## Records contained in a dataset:
>> start

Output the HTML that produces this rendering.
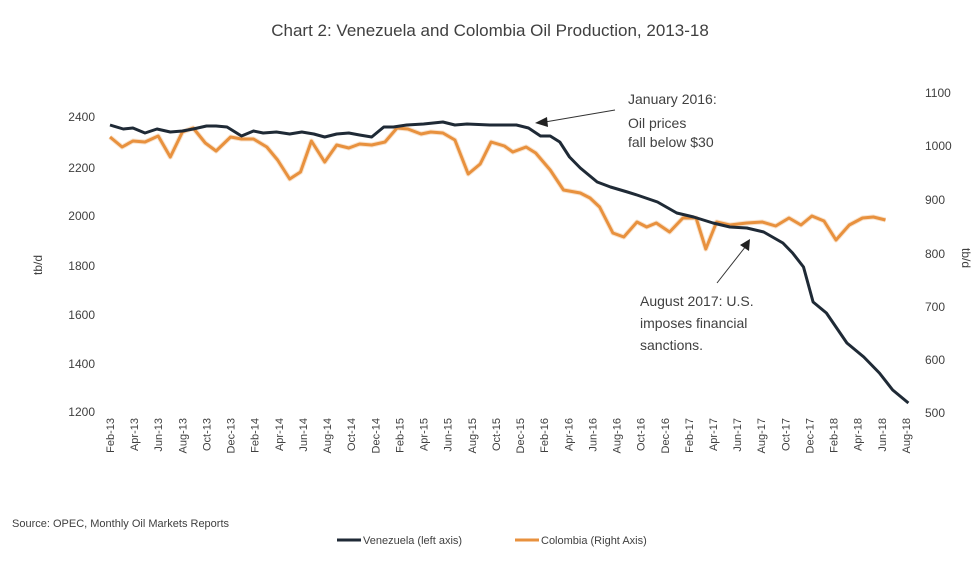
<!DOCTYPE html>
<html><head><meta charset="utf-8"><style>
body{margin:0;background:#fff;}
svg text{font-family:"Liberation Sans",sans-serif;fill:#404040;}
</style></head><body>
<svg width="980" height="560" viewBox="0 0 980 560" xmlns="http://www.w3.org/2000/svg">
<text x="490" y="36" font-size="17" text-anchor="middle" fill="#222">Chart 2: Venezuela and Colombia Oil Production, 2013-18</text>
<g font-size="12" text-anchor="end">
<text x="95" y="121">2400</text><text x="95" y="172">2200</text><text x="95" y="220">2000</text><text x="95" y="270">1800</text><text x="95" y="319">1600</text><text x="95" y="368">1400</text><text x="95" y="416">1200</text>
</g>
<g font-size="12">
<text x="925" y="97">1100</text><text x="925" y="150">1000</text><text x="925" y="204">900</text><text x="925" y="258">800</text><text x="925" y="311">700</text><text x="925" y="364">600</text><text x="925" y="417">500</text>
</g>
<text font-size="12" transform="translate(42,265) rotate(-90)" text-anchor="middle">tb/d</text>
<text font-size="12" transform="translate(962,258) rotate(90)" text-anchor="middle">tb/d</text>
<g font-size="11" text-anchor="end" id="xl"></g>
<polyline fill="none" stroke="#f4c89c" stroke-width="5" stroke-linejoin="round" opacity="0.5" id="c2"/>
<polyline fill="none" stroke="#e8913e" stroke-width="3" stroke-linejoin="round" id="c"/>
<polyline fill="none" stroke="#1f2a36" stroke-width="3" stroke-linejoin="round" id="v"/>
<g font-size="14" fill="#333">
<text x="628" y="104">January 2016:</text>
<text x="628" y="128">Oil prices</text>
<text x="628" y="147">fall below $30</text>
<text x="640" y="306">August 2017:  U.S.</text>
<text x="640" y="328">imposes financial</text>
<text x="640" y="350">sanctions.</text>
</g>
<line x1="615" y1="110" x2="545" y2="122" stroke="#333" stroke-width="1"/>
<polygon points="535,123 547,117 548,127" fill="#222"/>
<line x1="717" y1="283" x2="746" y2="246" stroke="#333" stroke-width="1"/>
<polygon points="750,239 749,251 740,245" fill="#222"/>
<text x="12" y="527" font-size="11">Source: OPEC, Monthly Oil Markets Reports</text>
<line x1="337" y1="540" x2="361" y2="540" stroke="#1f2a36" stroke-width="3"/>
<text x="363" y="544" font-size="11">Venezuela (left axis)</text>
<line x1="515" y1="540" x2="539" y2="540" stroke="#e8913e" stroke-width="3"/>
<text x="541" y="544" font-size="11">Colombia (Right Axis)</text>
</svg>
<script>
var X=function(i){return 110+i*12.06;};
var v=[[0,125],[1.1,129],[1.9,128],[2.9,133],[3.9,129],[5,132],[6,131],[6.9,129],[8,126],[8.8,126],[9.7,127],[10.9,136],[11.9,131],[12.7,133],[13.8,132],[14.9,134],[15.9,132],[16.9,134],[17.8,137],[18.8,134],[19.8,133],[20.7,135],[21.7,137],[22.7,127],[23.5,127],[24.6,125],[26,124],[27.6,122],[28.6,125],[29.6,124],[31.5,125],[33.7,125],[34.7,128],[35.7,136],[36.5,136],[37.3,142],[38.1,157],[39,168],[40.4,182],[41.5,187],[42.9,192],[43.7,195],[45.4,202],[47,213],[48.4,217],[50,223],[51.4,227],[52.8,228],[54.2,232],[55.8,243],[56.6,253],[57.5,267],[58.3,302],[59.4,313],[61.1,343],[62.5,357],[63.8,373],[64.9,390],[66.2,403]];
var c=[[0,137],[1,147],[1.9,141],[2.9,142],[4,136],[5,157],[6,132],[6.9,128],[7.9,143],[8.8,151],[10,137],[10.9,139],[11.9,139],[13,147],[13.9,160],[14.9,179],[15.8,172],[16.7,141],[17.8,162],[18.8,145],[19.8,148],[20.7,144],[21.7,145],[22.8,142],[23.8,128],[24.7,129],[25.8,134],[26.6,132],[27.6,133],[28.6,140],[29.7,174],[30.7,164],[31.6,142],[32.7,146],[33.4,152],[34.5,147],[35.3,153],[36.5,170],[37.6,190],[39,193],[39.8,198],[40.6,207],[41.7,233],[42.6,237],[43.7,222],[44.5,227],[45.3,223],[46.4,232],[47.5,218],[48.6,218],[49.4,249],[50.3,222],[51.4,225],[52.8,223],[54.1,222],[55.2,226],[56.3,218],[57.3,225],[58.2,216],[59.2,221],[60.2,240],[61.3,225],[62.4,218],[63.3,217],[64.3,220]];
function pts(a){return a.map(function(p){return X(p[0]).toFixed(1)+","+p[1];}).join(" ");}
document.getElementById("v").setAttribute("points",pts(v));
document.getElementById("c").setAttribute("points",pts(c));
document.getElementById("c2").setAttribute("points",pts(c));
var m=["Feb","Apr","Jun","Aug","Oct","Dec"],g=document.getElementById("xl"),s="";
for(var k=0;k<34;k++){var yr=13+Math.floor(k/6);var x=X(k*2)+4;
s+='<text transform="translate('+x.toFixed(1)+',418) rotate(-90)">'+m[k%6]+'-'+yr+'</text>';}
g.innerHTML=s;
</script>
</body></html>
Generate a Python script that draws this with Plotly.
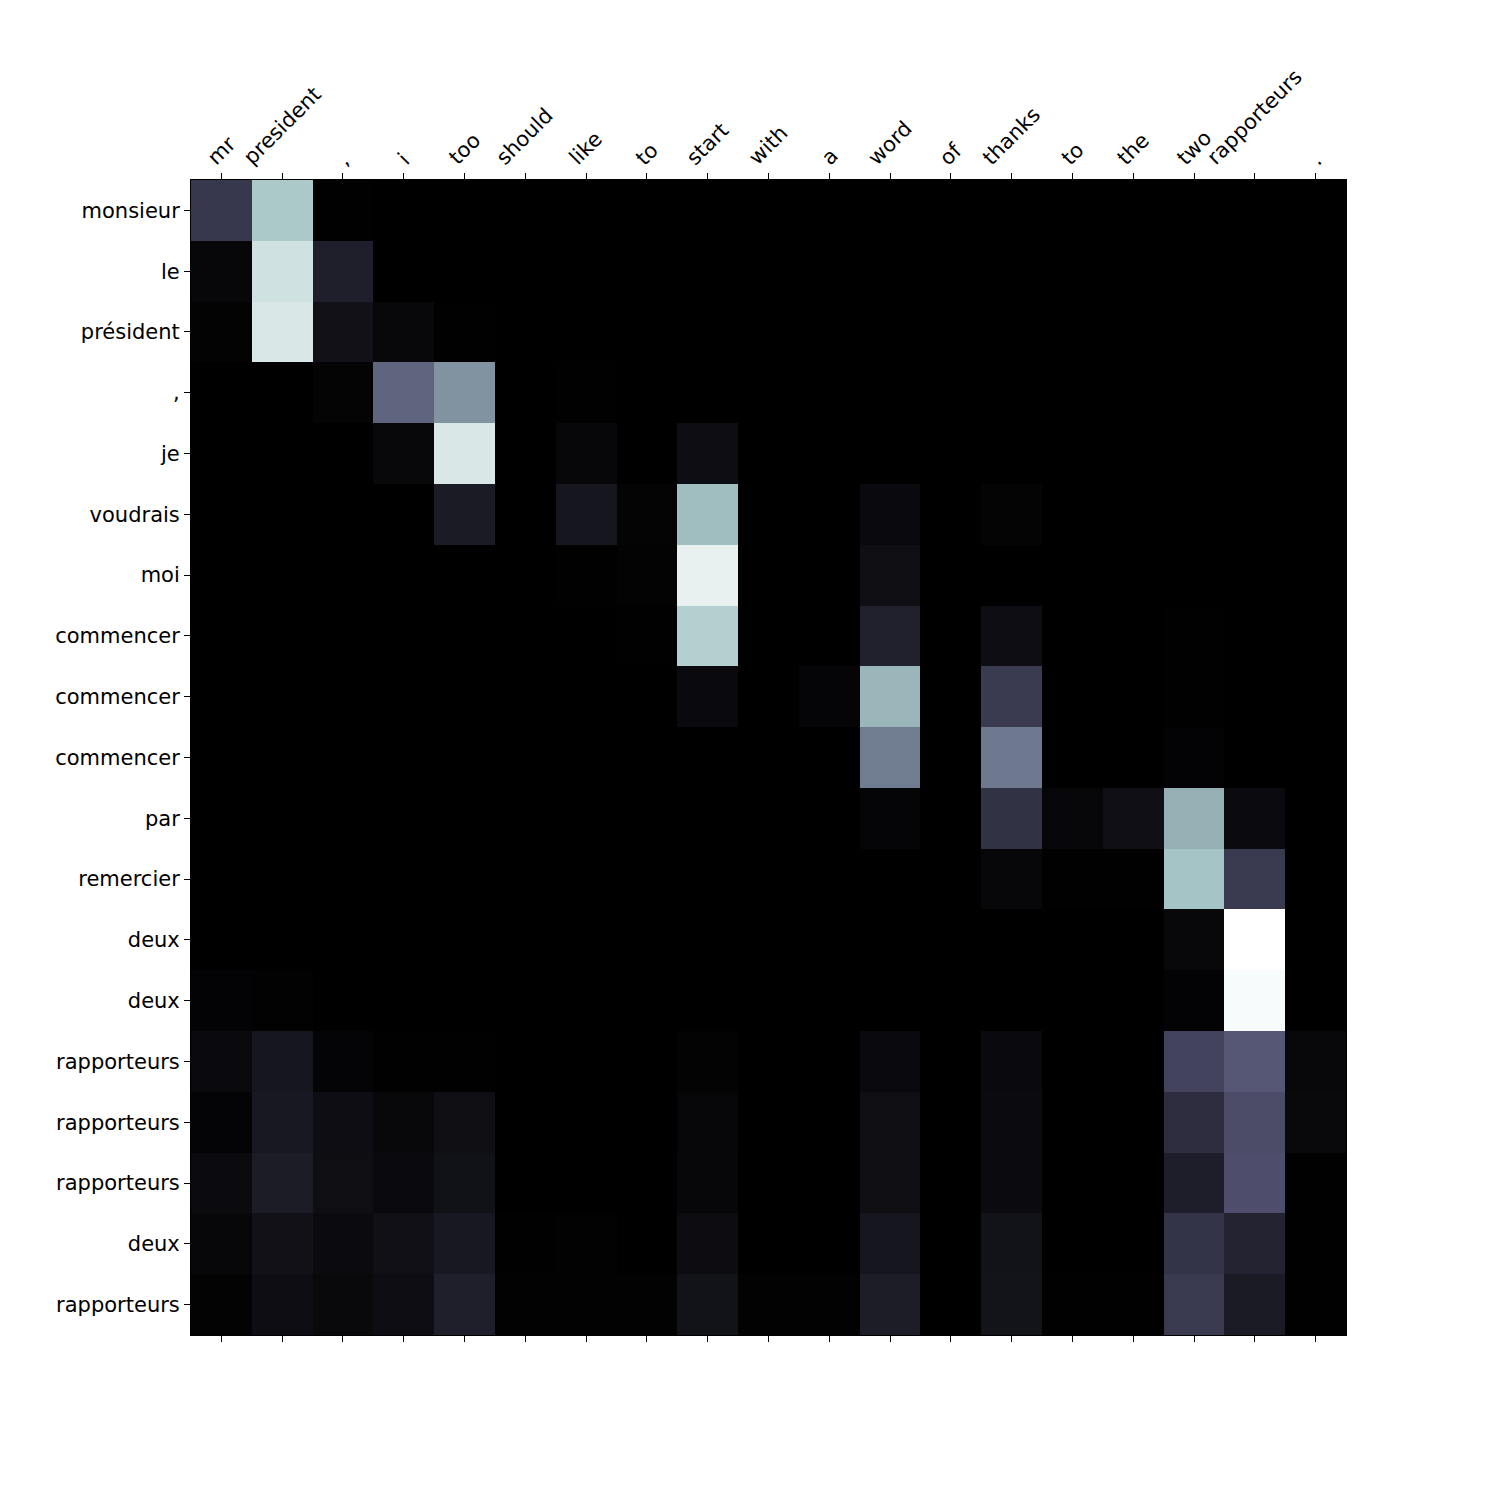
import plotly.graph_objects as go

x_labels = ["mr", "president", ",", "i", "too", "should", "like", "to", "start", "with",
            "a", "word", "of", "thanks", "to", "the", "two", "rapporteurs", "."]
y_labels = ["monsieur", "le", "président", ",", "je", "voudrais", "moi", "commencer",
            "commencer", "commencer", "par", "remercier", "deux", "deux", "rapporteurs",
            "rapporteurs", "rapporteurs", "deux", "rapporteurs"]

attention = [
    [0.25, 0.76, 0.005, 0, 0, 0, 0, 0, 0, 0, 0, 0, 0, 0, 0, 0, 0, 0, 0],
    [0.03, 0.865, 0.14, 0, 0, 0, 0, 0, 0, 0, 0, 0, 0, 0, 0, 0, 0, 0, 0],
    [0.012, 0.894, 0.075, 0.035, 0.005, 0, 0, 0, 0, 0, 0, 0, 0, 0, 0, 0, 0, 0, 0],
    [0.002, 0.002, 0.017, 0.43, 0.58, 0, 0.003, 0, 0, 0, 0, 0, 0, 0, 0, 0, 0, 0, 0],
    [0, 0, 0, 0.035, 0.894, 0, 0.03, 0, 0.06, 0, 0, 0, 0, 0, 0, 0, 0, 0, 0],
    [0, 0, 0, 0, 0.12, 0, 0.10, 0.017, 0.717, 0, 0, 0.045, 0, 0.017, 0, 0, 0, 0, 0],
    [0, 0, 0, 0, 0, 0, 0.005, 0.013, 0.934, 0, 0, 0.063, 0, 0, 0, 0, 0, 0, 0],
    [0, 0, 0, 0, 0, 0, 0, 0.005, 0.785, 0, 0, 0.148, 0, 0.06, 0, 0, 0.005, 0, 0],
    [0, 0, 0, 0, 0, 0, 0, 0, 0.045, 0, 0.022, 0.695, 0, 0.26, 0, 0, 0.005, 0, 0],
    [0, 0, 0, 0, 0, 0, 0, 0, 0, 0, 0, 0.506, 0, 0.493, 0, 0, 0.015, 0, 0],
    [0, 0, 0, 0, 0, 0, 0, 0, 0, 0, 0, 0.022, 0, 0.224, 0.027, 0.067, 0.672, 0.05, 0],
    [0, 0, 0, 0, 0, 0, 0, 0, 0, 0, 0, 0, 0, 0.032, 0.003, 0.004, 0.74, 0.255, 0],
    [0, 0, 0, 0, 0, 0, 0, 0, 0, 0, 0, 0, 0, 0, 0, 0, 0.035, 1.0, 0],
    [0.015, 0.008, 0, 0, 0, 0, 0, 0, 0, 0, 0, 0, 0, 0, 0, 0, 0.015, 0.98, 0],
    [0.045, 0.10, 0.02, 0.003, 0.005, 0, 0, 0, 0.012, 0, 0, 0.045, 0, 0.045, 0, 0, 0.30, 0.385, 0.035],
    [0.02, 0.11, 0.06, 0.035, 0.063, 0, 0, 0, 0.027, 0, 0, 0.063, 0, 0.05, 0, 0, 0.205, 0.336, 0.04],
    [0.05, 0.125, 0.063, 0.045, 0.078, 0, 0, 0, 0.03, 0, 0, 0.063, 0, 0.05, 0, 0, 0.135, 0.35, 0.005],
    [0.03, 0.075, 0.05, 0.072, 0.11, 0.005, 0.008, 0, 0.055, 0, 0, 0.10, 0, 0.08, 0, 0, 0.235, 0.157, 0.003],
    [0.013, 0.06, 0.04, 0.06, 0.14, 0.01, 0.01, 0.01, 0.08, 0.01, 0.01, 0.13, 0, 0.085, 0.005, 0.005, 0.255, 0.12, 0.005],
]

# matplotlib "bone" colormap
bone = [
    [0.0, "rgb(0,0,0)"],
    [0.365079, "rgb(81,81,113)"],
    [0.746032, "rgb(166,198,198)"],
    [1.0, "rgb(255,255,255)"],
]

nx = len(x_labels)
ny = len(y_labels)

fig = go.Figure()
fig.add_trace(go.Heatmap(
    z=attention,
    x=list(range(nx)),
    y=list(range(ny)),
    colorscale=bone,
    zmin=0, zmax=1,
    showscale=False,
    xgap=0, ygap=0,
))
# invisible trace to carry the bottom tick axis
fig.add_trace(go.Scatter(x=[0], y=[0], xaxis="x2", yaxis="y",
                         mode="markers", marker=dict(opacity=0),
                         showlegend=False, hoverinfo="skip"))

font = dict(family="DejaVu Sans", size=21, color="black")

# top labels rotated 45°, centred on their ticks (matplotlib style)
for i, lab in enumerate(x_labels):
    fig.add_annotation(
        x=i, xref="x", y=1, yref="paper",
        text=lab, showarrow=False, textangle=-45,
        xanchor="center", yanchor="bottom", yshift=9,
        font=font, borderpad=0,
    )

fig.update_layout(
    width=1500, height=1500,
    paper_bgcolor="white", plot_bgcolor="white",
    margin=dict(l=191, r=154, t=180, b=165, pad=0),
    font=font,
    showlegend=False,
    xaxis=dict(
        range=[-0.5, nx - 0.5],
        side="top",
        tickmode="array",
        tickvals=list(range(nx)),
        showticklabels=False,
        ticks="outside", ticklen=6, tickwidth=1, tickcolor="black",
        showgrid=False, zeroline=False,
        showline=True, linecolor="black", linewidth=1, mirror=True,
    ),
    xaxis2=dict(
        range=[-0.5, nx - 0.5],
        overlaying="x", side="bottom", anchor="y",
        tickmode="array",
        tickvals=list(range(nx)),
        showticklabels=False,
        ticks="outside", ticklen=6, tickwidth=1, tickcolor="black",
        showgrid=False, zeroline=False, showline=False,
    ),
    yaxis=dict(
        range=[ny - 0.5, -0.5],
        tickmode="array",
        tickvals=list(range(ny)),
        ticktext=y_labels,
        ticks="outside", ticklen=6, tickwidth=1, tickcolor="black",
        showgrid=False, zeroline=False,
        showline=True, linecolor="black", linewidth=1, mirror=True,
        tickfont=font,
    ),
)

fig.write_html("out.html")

>> end

## Prompt:
Identify every line holding the word "that" and copy it out.

## Solved problem:
Output the HTML that produces this rendering.
Generate a Python script that draws this with Plotly.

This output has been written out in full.